Robin speaking. I’ve been back in Sweden one week now since my visit at Gamescom. And what a visit it was. The first impression I had was: “This is huge”. That was the first day of trade visitors and press only, which meant I had an even bigger surprise to look forward to when the doors swung open for the public.

I stayed at a youth hostel, which was okey. Good quality for the price, but nothing fancy really. I slept for a while directly after I had checked in. The travel had taken the better part of me, seated (i.e., no bed) for 13 hours with five “friends” in a small compartment is nothing I’d recommend for anyone. Nothing much happened this day, so let’s skip it and jump to tomorrow!

The Indie Game Summit day of GDC was nice, with a small area of exhibitors and some nice lectures. Most of my time here was spent on trying to find people to talk with. Ended up in having a ticket to the Microsoft Windows party, a totally anonymous business card from Steam (only URLs on it) and an impression that I should buy Sorcery! when I got back home. I also bumped into Julie who told me about game fund. Some free cash is never wrong, especially when facing rough times in a cold Sweden as a indie game developer. Then went to a SEGA hosted pitch-event I wasn’t allowed to pitch at. Did so anyway and got in touch with some SEGA people (who wasn’t there to be pitched for).

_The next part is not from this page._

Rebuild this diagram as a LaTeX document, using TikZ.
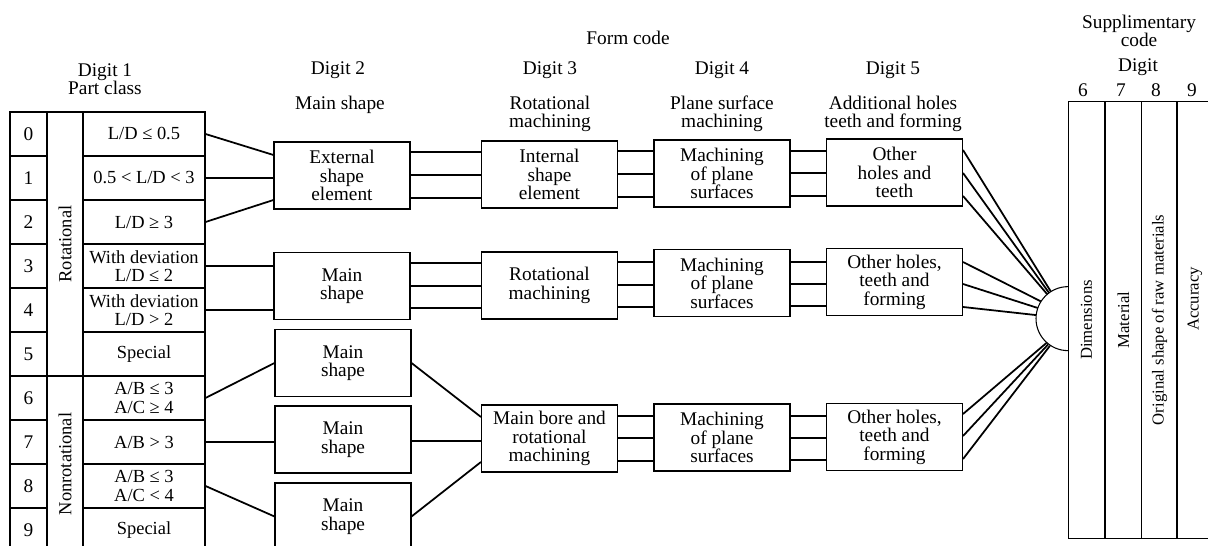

The Windows party was kind of cool, with a cool (open) bar and a DJ playing yesterdays hits in a wild mix. I met a few people, had a good time and spoke a little with Dajana of KnapNok. Should totally play Spin the Bottle for Wii U, I did last weekend and had a blast! Got some recommendations to talk to some people at Gamescom, which is always good, but the general impression of the evening was more or less ruined by the fact that Microsoft had hired a bunch of women to hang out with the game developers. Made the beer more bitter than it really was.

Next day was the first day of Gamescom. The whole event is kind of a blur in my mind, and I can’t say what I did at which days but it was basically a three step plan:

  1. Book more meetings.
  2. Attend meetings.
  3. Meet cool people.

Before Gamescom I had four meetings planned with companies at the sight. A very low number, but as it was my first Gamescom I didn’t really know how to prepare nor what to expect. On my quest to find more people to talk business to I noticed how many companies had guards and doorkeepers at their booths. Even so I managed to get about 18 meetings in total (not all of the real meetings can count as meetings, and not all of the networking can count as mere networking, so 18 is the number I’ll stick with). And that is just step two of the plan. Can’t really appreciate how many cool people I met, but I spend quite a lot of time at the Devolver booth, talking to Dennis and some of the Devolvers and SEGAs crew.

By a whim I ended up (for free) at the Nordic Party, taking place at Sky Beach, an artificial beach placed on top of a parking house. They had barbecue and free beers, and I met up with Patrik from Corncrow. This party was classy enough to skip the prostitution.

Except talking to people and actually getting things done, I wanted to try some of the games that was hosted at the exhibition. With my trade visitor pass i sneaked in early and tried PS4 and Elder Scrolls Online. PS4 was a delight, and my fear of the changed controller was all but necessary; the controller was perfect. I tried Hohokum, Octodad and Drive club. Had a blast with all of them, but most impressed with Hohokum. Elder Scrolls Online was more of a disappointment. First of all, I am a huge Elder Scrolls fan, and Morrowind is my favorite game of all time. It took me more then 10 years to complete it, and I can still return to it’s wonders. So, the MMO version was disappointing because:

  1. It was to combat focused. Nothing I didn’t expect, and I guess that it’s okay as it is an MMO (easy way to keep players interested).
  2. The combat was boring and easy. I walked up to a polar bear and engaged a (in my mind) fearsome battle. The cool real time combat of dodging and blocking felt nice. Until I noticed that I could just press the left mouse button (swing my sword) until the polar bear was defeated and I lived. Action based combat is only fun if it actually requires you to react with your actions.

So with a ton of impressions, business cards and a head ache I once again boarded a train for the ride home. This time with a bed instead of a seat which was much appreciated. It was a good time, it was good for business, now we’ll wait and let the future tell us what’s next.

Thank you to everyone who made my Gamescom!